* _STORED DATA_:
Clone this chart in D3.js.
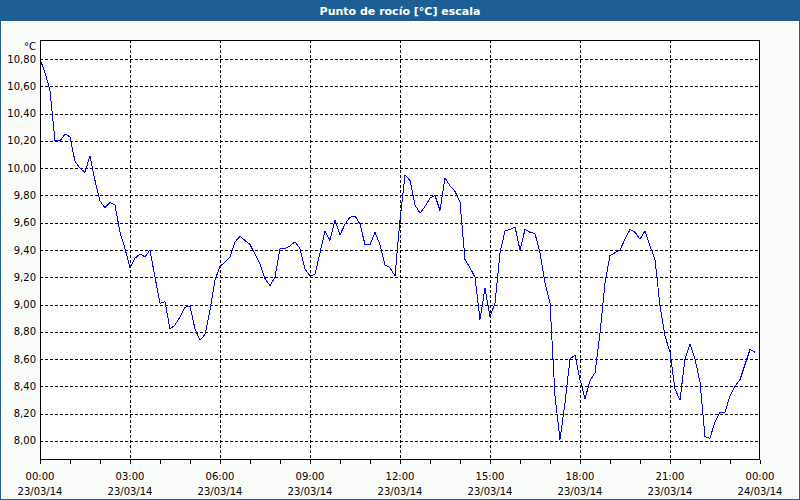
<!DOCTYPE html>
<html><head><meta charset="utf-8">
<script src="https://cdn.jsdelivr.net/npm/d3@7"></script>
<style>
html,body{margin:0;padding:0;background:#fafcfa;}
svg{display:block;}
text{font-family:"DejaVu Sans",sans-serif;}
</style></head>
<body><svg id="c" width="800" height="500"></svg>
<script>
const title = "Punto de rocío [°C] escala";
const unit = "°C";
const startTime = "2014-03-23T00:00:00";
const stepMinutes = 10;
const dewPoint = [
10.80,10.70,10.57,10.20,10.20,10.25,10.23,10.05,10.00,9.97,
10.09,9.91,9.76,9.71,9.75,9.73,9.53,9.41,9.27,9.34,
9.37,9.35,9.40,9.20,9.01,9.02,8.82,8.85,8.91,8.98,
8.99,8.82,8.74,8.78,8.96,9.18,9.28,9.31,9.35,9.46,
9.50,9.47,9.44,9.37,9.30,9.19,9.14,9.20,9.41,9.41,
9.43,9.46,9.41,9.26,9.21,9.22,9.38,9.54,9.47,9.62,
9.51,9.59,9.64,9.65,9.59,9.44,9.44,9.53,9.44,9.29,
9.27,9.21,9.62,9.95,9.91,9.73,9.67,9.72,9.78,9.80,
9.69,9.93,9.87,9.83,9.75,9.33,9.27,9.20,8.89,9.12,
8.91,9.01,9.38,9.54,9.55,9.57,9.40,9.55,9.53,9.52,
9.38,9.16,9.01,8.33,8.01,8.28,8.60,8.63,8.45,8.31,
8.44,8.50,8.79,9.16,9.36,9.38,9.40,9.48,9.55,9.53,
9.48,9.54,9.43,9.33,8.99,8.77,8.65,8.38,8.30,8.60,
8.71,8.60,8.43,8.03,8.02,8.14,8.21,8.21,8.33,8.40,
8.45,8.56,8.67,8.65
];
const yTicks = [8.00,8.20,8.40,8.60,8.80,9.00,9.20,9.40,9.60,9.80,10.00,10.20,10.40,10.60,10.80];
const xTickTimes = ["00:00","03:00","06:00","09:00","12:00","15:00","18:00","21:00","00:00"];
const xTickDates = ["23/03/14","23/03/14","23/03/14","23/03/14","23/03/14","23/03/14","23/03/14","23/03/14","24/03/14"];

const svg = d3.select("#c");
const W = 800, H = 500;
const L = 40, R = 760, T = 40, B = 460;

svg.append("rect").attr("x",0.5).attr("y",0.5).attr("width",W-1).attr("height",H-1)
  .attr("fill","#fafcfa").attr("stroke","#1d5f95");
svg.append("rect").attr("x",0).attr("y",0).attr("width",W).attr("height",21).attr("fill","#1d5f95");
svg.append("text").attr("x",400).attr("y",11).attr("text-anchor","middle").attr("dominant-baseline","central")
  .attr("fill","#ffffff").attr("font-weight","bold").attr("font-size","11px").text(title);

const t0 = new Date(startTime);
const t1 = d3.timeDay.offset(t0,1);
const x = d3.scaleTime().domain([t0,t1]).range([L,R]);
const y = d3.scaleLinear().domain([7.86,10.94]).range([B,T]);

svg.append("rect").attr("x",L).attr("y",T).attr("width",R-L).attr("height",B-T).attr("fill","#ffffff");

const g = svg.append("g").attr("shape-rendering","crispEdges");
g.selectAll(".hg").data(yTicks).join("line")
  .attr("x1",L).attr("x2",R).attr("y1",d=>Math.round(y(d))+0.5).attr("y2",d=>Math.round(y(d))+0.5)
  .attr("stroke","#000").attr("stroke-dasharray","3,2");
const majorTimes = d3.range(1,8).map(i=>d3.timeHour.offset(t0,i*3));
g.selectAll(".vg").data(majorTimes).join("line")
  .attr("y1",T).attr("y2",B).attr("x1",d=>Math.round(x(d))+0.5).attr("x2",d=>Math.round(x(d))+0.5)
  .attr("stroke","#000").attr("stroke-dasharray","3,2");

const fmt = d => d3.format(".2f")(d).replace(".",",");
svg.append("g").selectAll("text").data(yTicks).join("text")
  .attr("x",36).attr("y",d=>y(d)).attr("text-anchor","end").attr("dominant-baseline","central")
  .attr("font-size","10px").attr("fill","#000").text(fmt);
svg.append("text").attr("x",36).attr("y",46).attr("text-anchor","end").attr("dominant-baseline","central")
  .attr("font-size","10px").attr("fill","#000").text(unit);

const xAxis = d3.axisBottom(x).ticks(d3.timeHour.every(1)).tickSize(4).tickFormat("");
const xa = svg.append("g").attr("transform",`translate(0,${B})`).attr("shape-rendering","crispEdges").call(xAxis);
xa.select(".domain").remove();
xa.selectAll("line").attr("stroke","#000");
const labelTimes = d3.range(0,9).map(i=>d3.timeHour.offset(t0,i*3));
svg.append("g").selectAll("text").data(labelTimes).join("text")
  .attr("x",d=>x(d)).attr("y",476).attr("text-anchor","middle").attr("dominant-baseline","central")
  .attr("font-size","10px").attr("fill","#000").text((d,i)=>xTickTimes[i]);
svg.append("g").selectAll("text").data(labelTimes).join("text")
  .attr("x",d=>x(d)).attr("y",491).attr("text-anchor","middle").attr("dominant-baseline","central")
  .attr("font-size","10px").attr("fill","#000").text((d,i)=>xTickDates[i]);

const pts = dewPoint.map((v,i)=>({t:d3.timeMinute.offset(t0,i*stepMinutes), v}));
svg.append("path").datum(pts)
  .attr("d", d3.line().x(d=>x(d.t)).y(d=>y(d.v)))
  .attr("fill","none").attr("stroke","#0000ff").attr("stroke-width",1)
  .attr("shape-rendering","crispEdges");

svg.append("rect").attr("x",L+0.5).attr("y",T+0.5).attr("width",R-L-1).attr("height",B-T-1)
  .attr("fill","none").attr("stroke","#000").attr("shape-rendering","crispEdges");
</script></body></html>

* _STATED TASK_: Copy the material exactly. Do not include the pictures.

* _SOLUTION BELOW_:
Clone this chart in D3.js.
<!DOCTYPE html>
<html><head><meta charset="utf-8">
<script src="https://cdn.jsdelivr.net/npm/d3@7"></script>
<style>
html,body{margin:0;padding:0;background:#fafcfa;}
svg{display:block;}
text{font-family:"DejaVu Sans",sans-serif;}
</style></head>
<body><svg id="c" width="800" height="500"></svg>
<script>
const title = "Punto de rocío [°C] escala";
const unit = "°C";
const startTime = "2014-03-23T00:00:00";
const stepMinutes = 10;
const dewPoint = [
10.80,10.70,10.57,10.20,10.20,10.25,10.23,10.05,10.00,9.97,
10.09,9.91,9.76,9.71,9.75,9.73,9.53,9.41,9.27,9.34,
9.37,9.35,9.40,9.20,9.01,9.02,8.82,8.85,8.91,8.98,
8.99,8.82,8.74,8.78,8.96,9.18,9.28,9.31,9.35,9.46,
9.50,9.47,9.44,9.37,9.30,9.19,9.14,9.20,9.41,9.41,
9.43,9.46,9.41,9.26,9.21,9.22,9.38,9.54,9.47,9.62,
9.51,9.59,9.64,9.65,9.59,9.44,9.44,9.53,9.44,9.29,
9.27,9.21,9.62,9.95,9.91,9.73,9.67,9.72,9.78,9.80,
9.69,9.93,9.87,9.83,9.75,9.33,9.27,9.20,8.89,9.12,
8.91,9.01,9.38,9.54,9.55,9.57,9.40,9.55,9.53,9.52,
9.38,9.16,9.01,8.33,8.01,8.28,8.60,8.63,8.45,8.31,
8.44,8.50,8.79,9.16,9.36,9.38,9.40,9.48,9.55,9.53,
9.48,9.54,9.43,9.33,8.99,8.77,8.65,8.38,8.30,8.60,
8.71,8.60,8.43,8.03,8.02,8.14,8.21,8.21,8.33,8.40,
8.45,8.56,8.67,8.65
];
const yTicks = [8.00,8.20,8.40,8.60,8.80,9.00,9.20,9.40,9.60,9.80,10.00,10.20,10.40,10.60,10.80];
const xTickTimes = ["00:00","03:00","06:00","09:00","12:00","15:00","18:00","21:00","00:00"];
const xTickDates = ["23/03/14","23/03/14","23/03/14","23/03/14","23/03/14","23/03/14","23/03/14","23/03/14","24/03/14"];

const svg = d3.select("#c");
const W = 800, H = 500;
const L = 40, R = 760, T = 40, B = 460;

svg.append("rect").attr("x",0.5).attr("y",0.5).attr("width",W-1).attr("height",H-1)
  .attr("fill","#fafcfa").attr("stroke","#1d5f95");
svg.append("rect").attr("x",0).attr("y",0).attr("width",W).attr("height",21).attr("fill","#1d5f95");
svg.append("text").attr("x",400).attr("y",11).attr("text-anchor","middle").attr("dominant-baseline","central")
  .attr("fill","#ffffff").attr("font-weight","bold").attr("font-size","11px").text(title);

const t0 = new Date(startTime);
const t1 = d3.timeDay.offset(t0,1);
const x = d3.scaleTime().domain([t0,t1]).range([L,R]);
const y = d3.scaleLinear().domain([7.86,10.94]).range([B,T]);

svg.append("rect").attr("x",L).attr("y",T).attr("width",R-L).attr("height",B-T).attr("fill","#ffffff");

const g = svg.append("g").attr("shape-rendering","crispEdges");
g.selectAll(".hg").data(yTicks).join("line")
  .attr("x1",L).attr("x2",R).attr("y1",d=>Math.round(y(d))+0.5).attr("y2",d=>Math.round(y(d))+0.5)
  .attr("stroke","#000").attr("stroke-dasharray","3,2");
const majorTimes = d3.range(1,8).map(i=>d3.timeHour.offset(t0,i*3));
g.selectAll(".vg").data(majorTimes).join("line")
  .attr("y1",T).attr("y2",B).attr("x1",d=>Math.round(x(d))+0.5).attr("x2",d=>Math.round(x(d))+0.5)
  .attr("stroke","#000").attr("stroke-dasharray","3,2");

const fmt = d => d3.format(".2f")(d).replace(".",",");
svg.append("g").selectAll("text").data(yTicks).join("text")
  .attr("x",36).attr("y",d=>y(d)).attr("text-anchor","end").attr("dominant-baseline","central")
  .attr("font-size","10px").attr("fill","#000").text(fmt);
svg.append("text").attr("x",36).attr("y",46).attr("text-anchor","end").attr("dominant-baseline","central")
  .attr("font-size","10px").attr("fill","#000").text(unit);

const xAxis = d3.axisBottom(x).ticks(d3.timeHour.every(1)).tickSize(4).tickFormat("");
const xa = svg.append("g").attr("transform",`translate(0,${B})`).attr("shape-rendering","crispEdges").call(xAxis);
xa.select(".domain").remove();
xa.selectAll("line").attr("stroke","#000");
const labelTimes = d3.range(0,9).map(i=>d3.timeHour.offset(t0,i*3));
svg.append("g").selectAll("text").data(labelTimes).join("text")
  .attr("x",d=>x(d)).attr("y",476).attr("text-anchor","middle").attr("dominant-baseline","central")
  .attr("font-size","10px").attr("fill","#000").text((d,i)=>xTickTimes[i]);
svg.append("g").selectAll("text").data(labelTimes).join("text")
  .attr("x",d=>x(d)).attr("y",491).attr("text-anchor","middle").attr("dominant-baseline","central")
  .attr("font-size","10px").attr("fill","#000").text((d,i)=>xTickDates[i]);

const pts = dewPoint.map((v,i)=>({t:d3.timeMinute.offset(t0,i*stepMinutes), v}));
svg.append("path").datum(pts)
  .attr("d", d3.line().x(d=>x(d.t)).y(d=>y(d.v)))
  .attr("fill","none").attr("stroke","#0000ff").attr("stroke-width",1)
  .attr("shape-rendering","crispEdges");

svg.append("rect").attr("x",L+0.5).attr("y",T+0.5).attr("width",R-L-1).attr("height",B-T-1)
  .attr("fill","none").attr("stroke","#000").attr("shape-rendering","crispEdges");
</script></body></html>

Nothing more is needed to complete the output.